Study 1
Graham–Bermann and colleagues (2007) conducted a study to evaluate the impact of the Kids Club program on children in Michigan. Children were recruited through their mothers from local social service agencies, battered women’s shelters, and through flyers and newspaper advertisements. To be eligible for the study, children had to be between the ages of 6 and 12 and have a mother who had experienced physical conflict in her relationship over the past year.
The study sample consisted of 110 boys and 111 girls, a total of 221 children. The children were randomly assigned to three conditions: child-only intervention (Kids Club), child-plus-mother intervention (Moms’ Empowerment), and a control group. First, seven children were assigned to the child-only (CO) group, the next seven to the child-plus-mother (CM) group, and the next seven to the control group (CG), with this pattern repeated until they were all assigned. The CG children were placed on a waiting list and did not participate in either intervention. CM and CO groups did not differ from CG participants in ethnicity, income, maternal age or marital status, education, child age or gender, or exposure to intimate partner violence.
The CrimeSolutions review of this study focused on the comparisons between the child-only condition and the control group.
There were 62 CO and 58 CG children who participated in the study. Both groups were interviewed at baseline right before the program began and interviewed a second time at the end of the program. The CO group was interviewed a third time, 8 months after the program ended. At the end of the 10 weeks, those in the CG group were offered a chance to participate in the program and were not interviewed a third time. Some children who received the treatment were not interviewed a third time, refused the interview, or dropped out after the program ended. The remaining 56 in the CO group participated in all three interviews.
Externalizing and internalizing behaviors were assessed, using the Child Behavioral Checklist. Mothers completed this 113-item questionnaire, rating statements about their children’s behaviors from 0 to 2, as follows: 0=“not true,” 1=“somewhat or sometimes true,” and 2=“very true or often true.” The externalizing scale includes statements about aggression and delinquency, while the internalizing scale includes statements about anxiety, depression, withdrawal, and somatic complaints.

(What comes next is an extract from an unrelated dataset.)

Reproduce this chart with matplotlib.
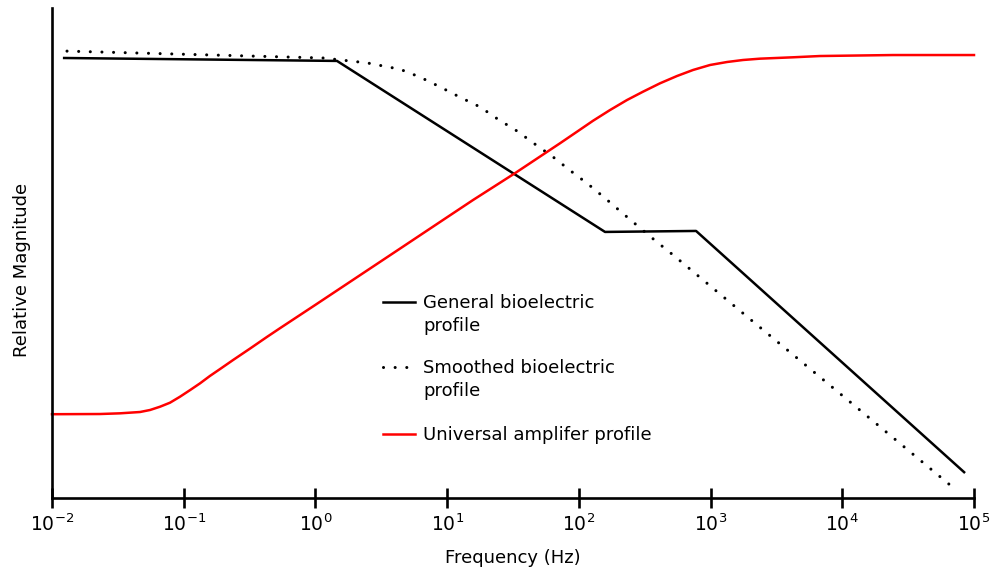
import matplotlib
matplotlib.use("Agg")
import matplotlib.pyplot as plt
from matplotlib.lines import Line2D

# Frequency (Hz) and relative magnitude for each profile
general_freq = [0.0121, 1.458, 158, 776, 85500]
general_mag = [0.898, 0.892, 0.543, 0.545, 0.051]

smoothed_freq = [0.0130, 1.14, 2.46, 4.39, 6.22, 8.83, 12.5, 17.8, 24.3, 33.9,
                 46.5, 63.7, 87.2, 117, 158, 213, 286, 385, 519, 1995, 11460, 71800]
smoothed_mag = [0.912, 0.898, 0.888, 0.875, 0.859, 0.839, 0.818, 0.798, 0.773, 0.749,
                0.722, 0.696, 0.667, 0.641, 0.612, 0.582, 0.553, 0.524, 0.496, 0.365,
                0.196, 0.018]

amp_freq = [0.01, 0.0231, 0.0328, 0.0466, 0.0555, 0.0661, 0.0787, 0.0937, 0.112,
            0.133, 0.158, 0.189, 0.237, 0.319, 0.429, 0.538, 1.01, 4.39, 10, 15.7,
            32.8, 71.9, 96.9, 128, 172, 232, 307, 413, 556, 736, 991, 1334, 1764,
            2374, 4227, 6776, 24300, 100000]
amp_mag = [0.171, 0.1714, 0.1728, 0.1755, 0.1796, 0.1863, 0.1945, 0.2067, 0.2204,
           0.2340, 0.2490, 0.2633, 0.2816, 0.3050, 0.3288, 0.3465, 0.395, 0.509, 0.573,
           0.608, 0.663, 0.7239, 0.7476, 0.7698, 0.7916, 0.8122, 0.8292, 0.8463, 0.8612,
           0.8735, 0.8837, 0.8898, 0.8939, 0.8966, 0.8994, 0.9020, 0.904, 0.904]

tick_values = [1e-2, 1e-1, 1e0, 1e1, 1e2, 1e3, 1e4, 1e5]
tick_labels = [r"$\mathregular{10^{-2}}$", r"$\mathregular{10^{-1}}$", r"$\mathregular{10^{0}}$",
               r"$\mathregular{10^{1}}$", r"$\mathregular{10^{2}}$", r"$\mathregular{10^{3}}$",
               r"$\mathregular{10^{4}}$", r"$\mathregular{10^{5}}$"]

legend_labels = ["General bioelectric\nprofile", "Smoothed bioelectric\nprofile",
                 "Universal amplifer profile"]

W, H = 995, 571
fig = plt.figure(figsize=(W / 100, H / 100), dpi=100)
ax = fig.add_axes([52 / W, 1 - 498 / H, (974 - 52) / W, (498 - 8) / H])

dot_style = (0, (0.01, 3.8))
ax.plot(general_freq, general_mag, color="black", lw=1.8, solid_capstyle="butt")
ax.plot(smoothed_freq, smoothed_mag, color="black", lw=2.2, linestyle=dot_style,
        dash_capstyle="round")
ax.plot(amp_freq, amp_mag, color="#ff0000", lw=1.8, clip_on=False,
        solid_joinstyle="round")

ax.set_xscale("log")
ax.set_xlim(1e-2, 1e5)
ax.set_ylim(0, 1)
ax.set_xticks(tick_values)
ax.set_xticklabels(tick_labels)
ax.xaxis.set_minor_locator(matplotlib.ticker.NullLocator())
ax.set_yticks([])
ax.tick_params(axis="x", direction="inout", length=14, width=1.9, labelsize=13.5, pad=4)
for side in ("top", "right"):
    ax.spines[side].set_visible(False)
for side in ("left", "bottom"):
    ax.spines[side].set_linewidth(1.9)

ax.set_xlabel("Frequency (Hz)", fontsize=13, labelpad=10)
ax.set_ylabel("Relative Magnitude", fontsize=13)
ax.yaxis.set_label_coords((31 - 52) / (974 - 52), (498 - 270) / 490)

# Legend entries
entries = [
    dict(y=302, kw=dict(color="black", lw=1.8)),
    dict(y=367, kw=dict(color="black", lw=2.2, linestyle=dot_style, dash_capstyle="round")),
    dict(y=434, kw=dict(color="#ff0000", lw=1.8)),
]
for label, e in zip(legend_labels, entries):
    yf = 1 - e["y"] / H
    fig.add_artist(Line2D([383 / W, 415 / W], [yf, yf], transform=fig.transFigure, **e["kw"]))
    fig.text(423 / W, 1 - (e["y"] - 8) / H, label, fontsize=13, va="top", ha="left",
             linespacing=1.35)

fig.savefig("out.png", dpi=100)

Attitudes toward violence were also assessed, using the Attitudes About Family Violence scale, an instrument that was created for use in this study. The children were asked to rate 10 statements about violence on a 5-point scale and how much they agreed with the statement. Positive statements were reverse scored, so the higher the overall score, the more negative their attitudes toward violence. The study authors did not conduct subgroup analyses.